Review the lines that follow and copy each one that contains the word "chart".

---------- Provided material

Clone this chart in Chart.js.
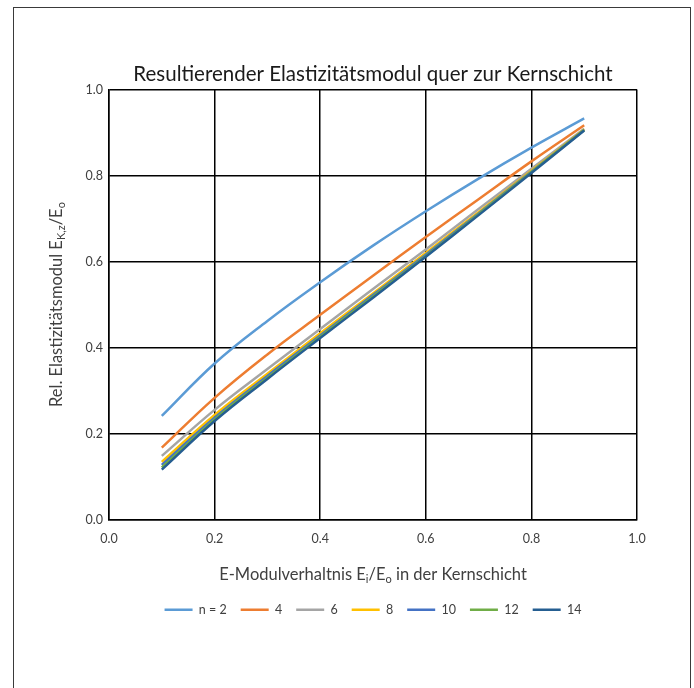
<!DOCTYPE html>
<html>
<head>
<meta charset="utf-8">
<script src="https://cdn.jsdelivr.net/npm/chart.js@4.4.0/dist/chart.umd.min.js"></script>
<style>
  html, body { margin: 0; padding: 0; background: #fff; }
  #wrap { width: 694px; height: 688px; position: relative; }
</style>
</head>
<body>
<div id="wrap"><canvas id="chart" width="694" height="688"></canvas></div>
<script>
  // E-Modulverhaeltnis Ei/Eo (x) and relative modulus per layer count n
  const ratios = [0.1, 0.2, 0.3, 0.4, 0.5, 0.6, 0.7, 0.8, 0.9];
  const n2  = [0.241, 0.363, 0.462, 0.552, 0.637, 0.717, 0.793, 0.865, 0.933];
  const n4  = [0.167, 0.283, 0.384, 0.476, 0.567, 0.657, 0.745, 0.833, 0.917];
  const n6  = [0.148, 0.255, 0.350, 0.443, 0.536, 0.628, 0.722, 0.816, 0.909];
  const n8  = [0.134, 0.243, 0.339, 0.433, 0.526, 0.620, 0.715, 0.811, 0.907];
  const n10 = [0.127, 0.237, 0.334, 0.428, 0.522, 0.616, 0.712, 0.809, 0.906];
  const n12 = [0.121, 0.233, 0.330, 0.425, 0.519, 0.613, 0.710, 0.808, 0.906];
  const n14 = [0.116, 0.229, 0.327, 0.422, 0.516, 0.611, 0.708, 0.806, 0.905];

  const seriesLabels = ['n = 2', '4', '6', '8', '10', '12', '14'];
  const seriesValues = [n2, n4, n6, n8, n10, n12, n14];
  const seriesColors = ['#5B9BD5', '#ED7D31', '#A5A5A5', '#FFC000', '#4472C4', '#70AD47', '#255E91'];

  const axisTicks = [0.0, 0.2, 0.4, 0.6, 0.8, 1.0];

  const fontFamily = 'Lato, "Open Sans", sans-serif';
  const textGrey = '#404040';

  const datasets = seriesValues.map((vals, i) => ({
    label: seriesLabels[i],
    data: ratios.map((x, j) => ({ x: x, y: vals[j] })),
    borderColor: seriesColors[i],
    backgroundColor: seriesColors[i],
    borderWidth: 2.5,
    pointRadius: 0,
    tension: 0.4,
    order: -i   // later series drawn on top, like Excel
  }));

  // draws text with subscript parts, centred on (cx, cy)
  function drawRichText(ctx, parts, cx, cy, size, rotate) {
    ctx.save();
    ctx.translate(cx, cy);
    if (rotate) ctx.rotate(-Math.PI / 2);
    const subSize = Math.round(size * 0.68);
    let total = 0;
    parts.forEach(p => {
      ctx.font = (p.sub ? subSize : size) + 'px ' + fontFamily;
      p.w = ctx.measureText(p.t).width;
      total += p.w;
    });
    let x = -total / 2;
    ctx.fillStyle = textGrey;
    ctx.textBaseline = 'middle';
    ctx.textAlign = 'left';
    parts.forEach(p => {
      ctx.font = (p.sub ? subSize : size) + 'px ' + fontFamily;
      ctx.fillText(p.t, x, p.sub ? size * 0.3 : 0);
      x += p.w;
    });
    ctx.restore();
  }

  const framePlugin = {
    id: 'frameAndTitles',
    beforeDraw(chart) {
      const ctx = chart.ctx;
      ctx.save();
      ctx.fillStyle = '#fff';
      ctx.fillRect(0, 0, chart.width, chart.height);
      ctx.strokeStyle = '#3a3a3a';
      ctx.lineWidth = 1;
      ctx.strokeRect(13.5, 7.5, 677, 700);
      ctx.restore();
    },
    afterDraw(chart) {
      const a = chart.chartArea;
      const ctx = chart.ctx;
      drawRichText(ctx, [
        { t: 'Rel. Elastizitätsmodul E' }, { t: 'K,z', sub: true }, { t: '/E' }, { t: 'o', sub: true }
      ], a.left - 52, (a.top + a.bottom) / 2, 16.5, true);
      drawRichText(ctx, [
        { t: 'E-Modulverhaltnis E' }, { t: 'i', sub: true }, { t: '/E' }, { t: 'o', sub: true },
        { t: ' in der Kernschicht' }
      ], (a.left + a.right) / 2, a.bottom + 55, 16.5, false);
    }
  };

  const gridStyle = { color: '#000', lineWidth: 1.5, drawTicks: false };

  new Chart(document.getElementById('chart'), {
    type: 'line',
    data: { datasets: datasets },
    options: {
      responsive: false,
      animation: false,
      layout: { padding: { left: 14, right: 57, top: 0, bottom: 62 } },
      scales: {
        x: {
          type: 'linear', min: 0, max: 1,
          afterBuildTicks: s => { s.ticks = axisTicks.map(v => ({ value: v })); },
          afterFit: s => { s.height = 70; },
          grid: gridStyle,
          border: { color: '#000', width: 1.5 },
          ticks: { padding: 12, color: textGrey, font: { family: fontFamily, size: 12.5 },
                   callback: v => v.toFixed(1), maxRotation: 0 }
        },
        y: {
          type: 'linear', min: 0, max: 1,
          afterBuildTicks: s => { s.ticks = axisTicks.map(v => ({ value: v })); },
          afterFit: s => { s.width = 95; },
          grid: gridStyle,
          border: { color: '#000', width: 1.5 },
          ticks: { padding: 6, color: textGrey, font: { family: fontFamily, size: 12.5 },
                   callback: v => v.toFixed(1) }
        }
      },
      plugins: {
        title: {
          display: true,
          fullSize: false,
          text: 'Resultierender Elastizitätsmodul quer zur Kernschicht',
          color: '#1a1a1a',
          font: { family: fontFamily, size: 20.5, weight: 'normal' },
          padding: { top: 62, bottom: 3 }
        },
        legend: {
          position: 'bottom',
          fullSize: false,
          labels: {
            usePointStyle: true,
            pointStyle: 'line',
            pointStyleWidth: 28,
            padding: 14,
            color: textGrey,
            font: { family: fontFamily, size: 12.5 },
            sort: (a, b) => a.datasetIndex - b.datasetIndex
          }
        },
        tooltip: { enabled: false }
      }
    },
    plugins: [framePlugin]
  });
</script>
</body>
</html>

--------------------

Task response ->
Clone this chart in Chart.js.
<script src="https://cdn.jsdelivr.net/npm/chart.js@4.4.0/dist/chart.umd.min.js"></script>
<div id="wrap"><canvas id="chart" width="694" height="688"></canvas></div>
    beforeDraw(chart) {
      const ctx = chart.ctx;
      ctx.fillRect(0, 0, chart.width, chart.height);
    afterDraw(chart) {
      const a = chart.chartArea;
      const ctx = chart.ctx;
  new Chart(document.getElementById('chart'), {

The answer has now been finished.